Dell Technologies, the linchpin of a nearly $100 billion bet on tech by Silver Lake, has announced plans to return to the public markets as part of a complicated transaction worth $21.7 billion. Silver Lake famously took Dell private in a $24.9 billion move in 2013 and used the company as a platform three years later for the $67 billion add-on of EMC, in the process creating a massive provider of both hardware and software to businesses.
The offering will involve Dell's Class V shares, which are tied to the performance of VMware, a publicly traded software company the business took control of when it acquired EMC. Current holders of that Class V stock can exchange their shares for either Class C common stock in Dell or $109 per share in cash, representing a 29% premium. VMware will issue an $11 billion dividend to its stockholders as part of the move, with about $9 billion of that cash going to Dell.
That $109-per-share figure implies a pre-transaction equity value for Dell of $48.4 billion and a pro-forma diluted equity value of up to $70 billion. That math adds up quite well for chairman Michael Dell, who owns 72% of the company's shares, and for Silver Lake, which owns another 24%. Silver Lake plans to retain the entirety of that stake once Dell goes public; the private equity firm and Michael Dell will remain in control of the company.
Overall, the move seems to indicate that Silver Lake's massive bet on the company over the past five years is paying off.
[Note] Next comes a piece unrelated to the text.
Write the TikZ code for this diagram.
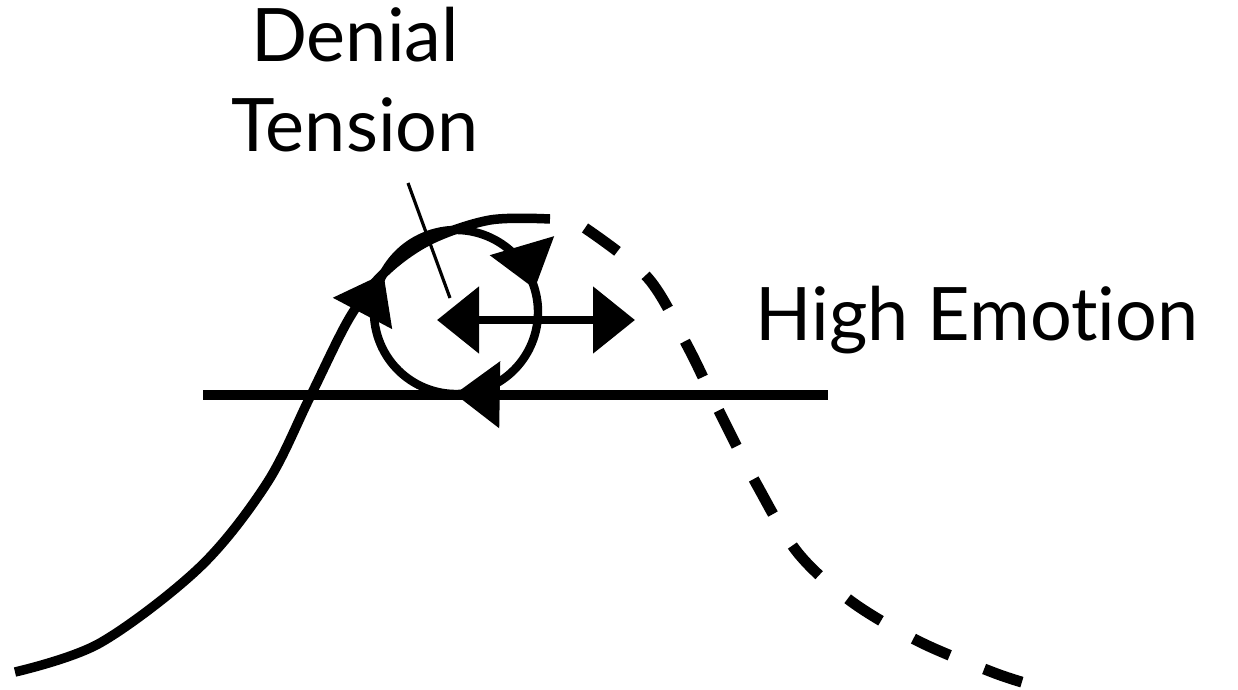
\documentclass[tikz,border=0pt]{standalone}
\usepackage{fontspec}
\setmainfont{Lato}[Ligatures=NoCommon]
\usetikzlibrary{arrows.meta, decorations.markings}

\begin{document}
\begin{tikzpicture}[
        flow/.style={line width=2.7pt},
        fade/.style={line width=3.1pt, dash pattern=on 0.4cm off 0.37cm},
        ring/.style={line width=2.4pt},
        arr/.style={{Triangle[length=4.2mm, width=6.5mm]}-{Triangle[length=4.2mm, width=6.5mm]}, line width=2.5pt},
        lbl/.style={inner sep=0, font=\fontsize{21}{25.6}\selectfont, align=center}
    ]
    \useasboundingbox (0,0) rectangle (12.38,6.89);
    % labels
    \node[lbl, anchor=north] (denial) at (3.55,6.83) {Denial\\Tension};
    \node[lbl, anchor=base west] (high) at (7.55,3.49) {High Emotion};
    % baseline
    \coordinate (base0) at (2.03,2.94);
    \coordinate (base1) at (8.28,2.94);
    \draw[flow] (base0) -- (base1);
    % rising curve, then the dashed fall
    \draw[flow] plot[smooth, tension=0.55] coordinates {(0.15,0.17) (1.00,0.46) (2.00,1.22) (2.67,2.06) (3.10,2.92) (3.50,3.72) (3.85,4.17) (4.30,4.49) (4.90,4.69) (5.50,4.70)};
    \draw[fade] plot[smooth, tension=0.55] coordinates {(5.85,4.61) (6.48,4.11) (6.88,3.42) (7.20,2.76) (7.57,2.04) (7.98,1.36) (8.52,0.87) (9.20,0.47) (9.92,0.17) (10.25,0.06)};
    % tension loop
    \coordinate (loop) at (4.56,3.77);
    \draw[ring, postaction={decorate}, decoration={markings,
            mark=at position 0.133 with {\arrow{Triangle[length=4.5mm, width=6.5mm]}},
            mark=at position 0.51 with {\arrow{Triangle[length=4.5mm, width=6.5mm]}},
            mark=at position 0.808 with {\arrow{Triangle[length=4.5mm, width=6.5mm]}}}]
        (loop) ++(200:0.82) arc[start angle=200, end angle=-160, radius=0.82];
    \coordinate (dl) at (4.37,3.69);
    \coordinate (dr) at (6.35,3.69);
    \draw[arr] (dl) -- (dr);
    % pointer
    \coordinate (ptr0) at (4.08,5.06);
    \coordinate (ptr1) at (4.50,3.91);
    \draw[line width=0.9pt] (ptr0) -- (ptr1);
\end{tikzpicture}
\end{document}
Among a certain level of big-money investors, the strategy of acquiring Dell and using it a few years later for an enormous add-on is one that's since been imitated.
Reports emerged at the beginning of the year that Dell was considering strategic options, including going public, to address $46 billion worth of debt, about $7.35 billion of which will be due in the next few years.
The boards of Dell and VMware have both reportedly already approved the deal, which the companies expect to close by the end of 2018.